UN troops were later found to have reintroduced cholera to the country, causing an additional 9,794 deaths after the earthquake.

One key task of occupation forces has been to protect fuel distribution, while successive Haitian governments have been pressured to remove subsidies on fuel prices.

Journalist Kim Ives of Haiti Liberte pointed out to the UN security council in December 2022 that it would have been “more cost effective” for the international community to provide “fuel subsidies for $400 million annually” than to maintain a military force costing $538.5 million per year as was the case 2004-2017.

Ives described the subsidies as “one of the few measures that helped to ease the burden of crushing poverty on Haiti’s masses” enabling domestic transportation and small-scale commerce.

Ariel Henry’s attempt to remove fuel subsidies in 2021, a change US officials had “wanted to see in Haiti for quite some time,” sparked predictable increases in civil unrest and violence which forced Henry to reverse the change until the following year. When subsidies were removed in 2022, the resulting unrest became a justification for renewed deployment of foreign troops.

According to UN reports, 1.4 million Haitians are now internally displaced and 5.7 million (almost half of the population) face famine-like conditions.

Violence against women and girls is extremely elevated, with displaced women among the most vulnerable; more than 7,400 incidents were reported between January and September of 2025, with at least 1,361 people suffering rape.

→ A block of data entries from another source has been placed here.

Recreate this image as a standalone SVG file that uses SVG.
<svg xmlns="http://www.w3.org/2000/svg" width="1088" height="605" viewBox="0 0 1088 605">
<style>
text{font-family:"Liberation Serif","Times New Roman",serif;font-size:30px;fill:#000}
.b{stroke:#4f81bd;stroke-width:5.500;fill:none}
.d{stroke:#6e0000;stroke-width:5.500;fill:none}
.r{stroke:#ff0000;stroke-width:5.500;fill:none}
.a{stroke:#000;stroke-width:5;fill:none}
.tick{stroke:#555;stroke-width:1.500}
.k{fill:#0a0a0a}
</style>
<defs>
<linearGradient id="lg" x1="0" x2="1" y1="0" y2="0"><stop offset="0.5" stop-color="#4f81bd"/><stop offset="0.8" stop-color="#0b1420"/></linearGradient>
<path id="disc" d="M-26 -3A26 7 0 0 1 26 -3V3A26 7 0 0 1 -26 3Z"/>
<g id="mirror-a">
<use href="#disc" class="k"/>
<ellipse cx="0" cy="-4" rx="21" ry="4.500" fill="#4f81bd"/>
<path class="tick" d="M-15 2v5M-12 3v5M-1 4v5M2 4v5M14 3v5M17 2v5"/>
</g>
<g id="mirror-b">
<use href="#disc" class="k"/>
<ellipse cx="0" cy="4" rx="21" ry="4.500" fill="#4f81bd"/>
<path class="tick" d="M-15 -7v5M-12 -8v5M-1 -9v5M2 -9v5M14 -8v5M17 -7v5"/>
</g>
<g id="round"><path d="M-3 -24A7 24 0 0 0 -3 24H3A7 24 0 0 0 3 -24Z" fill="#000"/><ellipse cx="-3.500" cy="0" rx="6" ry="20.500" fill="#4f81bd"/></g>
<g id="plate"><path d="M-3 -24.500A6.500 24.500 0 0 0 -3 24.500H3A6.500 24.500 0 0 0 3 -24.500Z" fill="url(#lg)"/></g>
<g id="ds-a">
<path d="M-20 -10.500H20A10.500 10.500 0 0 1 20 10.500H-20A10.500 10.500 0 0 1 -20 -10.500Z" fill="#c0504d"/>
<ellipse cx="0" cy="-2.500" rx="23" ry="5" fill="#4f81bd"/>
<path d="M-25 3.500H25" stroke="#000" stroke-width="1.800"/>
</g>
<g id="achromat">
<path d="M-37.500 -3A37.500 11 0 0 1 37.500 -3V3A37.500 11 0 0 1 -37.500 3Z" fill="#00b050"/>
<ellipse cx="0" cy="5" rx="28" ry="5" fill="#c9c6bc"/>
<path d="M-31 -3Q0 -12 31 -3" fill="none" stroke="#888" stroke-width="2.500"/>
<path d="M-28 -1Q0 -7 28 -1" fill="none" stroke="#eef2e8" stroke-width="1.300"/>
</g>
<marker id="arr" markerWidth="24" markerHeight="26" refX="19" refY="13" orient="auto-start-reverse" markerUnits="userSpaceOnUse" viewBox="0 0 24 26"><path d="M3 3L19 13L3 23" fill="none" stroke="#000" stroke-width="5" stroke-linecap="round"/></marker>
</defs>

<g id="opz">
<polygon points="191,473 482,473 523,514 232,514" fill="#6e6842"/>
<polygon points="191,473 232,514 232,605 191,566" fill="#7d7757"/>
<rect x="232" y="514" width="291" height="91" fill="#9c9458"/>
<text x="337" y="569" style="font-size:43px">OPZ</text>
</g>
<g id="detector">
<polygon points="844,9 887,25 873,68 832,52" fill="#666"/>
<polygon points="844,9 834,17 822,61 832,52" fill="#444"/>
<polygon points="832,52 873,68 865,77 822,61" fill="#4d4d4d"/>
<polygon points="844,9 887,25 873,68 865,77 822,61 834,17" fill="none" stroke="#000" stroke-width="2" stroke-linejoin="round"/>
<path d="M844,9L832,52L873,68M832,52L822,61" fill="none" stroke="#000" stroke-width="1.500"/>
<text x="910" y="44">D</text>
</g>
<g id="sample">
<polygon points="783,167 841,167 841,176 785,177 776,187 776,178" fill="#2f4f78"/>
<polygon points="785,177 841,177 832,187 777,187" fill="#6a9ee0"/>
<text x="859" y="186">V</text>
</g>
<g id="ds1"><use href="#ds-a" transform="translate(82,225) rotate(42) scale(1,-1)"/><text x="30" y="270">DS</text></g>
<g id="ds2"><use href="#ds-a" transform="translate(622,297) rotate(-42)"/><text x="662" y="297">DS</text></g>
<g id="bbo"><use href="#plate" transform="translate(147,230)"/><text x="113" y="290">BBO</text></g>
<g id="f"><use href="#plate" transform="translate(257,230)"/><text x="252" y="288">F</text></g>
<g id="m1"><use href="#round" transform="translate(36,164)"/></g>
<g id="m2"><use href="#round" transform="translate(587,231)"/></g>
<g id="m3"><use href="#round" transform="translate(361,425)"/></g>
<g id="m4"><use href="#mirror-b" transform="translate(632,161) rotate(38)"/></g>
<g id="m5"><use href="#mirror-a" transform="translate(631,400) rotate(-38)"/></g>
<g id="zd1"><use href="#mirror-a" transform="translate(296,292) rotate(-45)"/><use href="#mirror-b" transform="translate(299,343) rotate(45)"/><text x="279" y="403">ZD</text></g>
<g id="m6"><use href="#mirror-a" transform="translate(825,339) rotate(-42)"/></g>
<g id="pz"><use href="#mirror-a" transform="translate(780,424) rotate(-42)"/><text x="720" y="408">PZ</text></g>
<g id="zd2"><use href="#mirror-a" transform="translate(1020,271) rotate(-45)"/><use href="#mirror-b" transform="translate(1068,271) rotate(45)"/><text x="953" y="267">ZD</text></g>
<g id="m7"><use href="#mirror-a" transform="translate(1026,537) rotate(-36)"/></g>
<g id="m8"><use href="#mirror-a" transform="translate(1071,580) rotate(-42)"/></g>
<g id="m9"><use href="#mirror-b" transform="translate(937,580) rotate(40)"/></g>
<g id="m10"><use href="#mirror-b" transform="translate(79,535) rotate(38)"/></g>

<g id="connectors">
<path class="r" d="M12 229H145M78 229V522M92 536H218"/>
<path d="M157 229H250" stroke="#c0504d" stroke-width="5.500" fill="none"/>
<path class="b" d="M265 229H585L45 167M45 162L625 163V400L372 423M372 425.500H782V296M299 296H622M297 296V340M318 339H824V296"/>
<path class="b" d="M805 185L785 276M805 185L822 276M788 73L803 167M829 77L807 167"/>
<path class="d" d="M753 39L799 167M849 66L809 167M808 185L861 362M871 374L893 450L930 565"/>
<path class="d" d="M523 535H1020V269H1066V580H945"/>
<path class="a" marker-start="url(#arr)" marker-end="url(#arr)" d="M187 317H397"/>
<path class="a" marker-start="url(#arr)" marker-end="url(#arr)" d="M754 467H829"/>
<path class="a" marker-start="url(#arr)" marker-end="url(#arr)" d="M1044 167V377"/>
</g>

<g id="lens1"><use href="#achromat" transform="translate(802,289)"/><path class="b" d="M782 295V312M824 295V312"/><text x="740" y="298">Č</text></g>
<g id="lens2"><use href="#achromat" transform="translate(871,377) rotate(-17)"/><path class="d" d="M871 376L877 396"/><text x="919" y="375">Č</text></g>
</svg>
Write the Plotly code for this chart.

Successive multinational occupation missions have manifestly failed to improve the security and human rights situation of Haiti, and their legal standing with regard to the UN Charter is shaky at best, yet they have continued to be favoured by the security council.

Sovereignty for the Haitian people in their own country remains off the table. Amid talk of security, development and human rights, there is rarely any mention of reparations for colonial and neocolonial plunder. Nor is there any suggestion of repaying the tens of billions of dollars extorted by France post-independence, money which Haiti is unquestionably owed.

Progressives, democrats and humanitarians must reject the assumption that more and better military intervention is the answer to Haiti’s problems.

We must uphold the Haitian people’s right to sovereignty. We must reject imperialist meddling in Haitian affairs, while demanding reparations for the damage such meddling has already done.

We must give the Haitian people our solidarity and support in rebuilding their own national political life and in pursuing their own development, on the path they choose. We must continue to say: Hands off Haiti!

Ruben Brett is a central council member of Liberation, formerly the Movement for Colonial Freedom.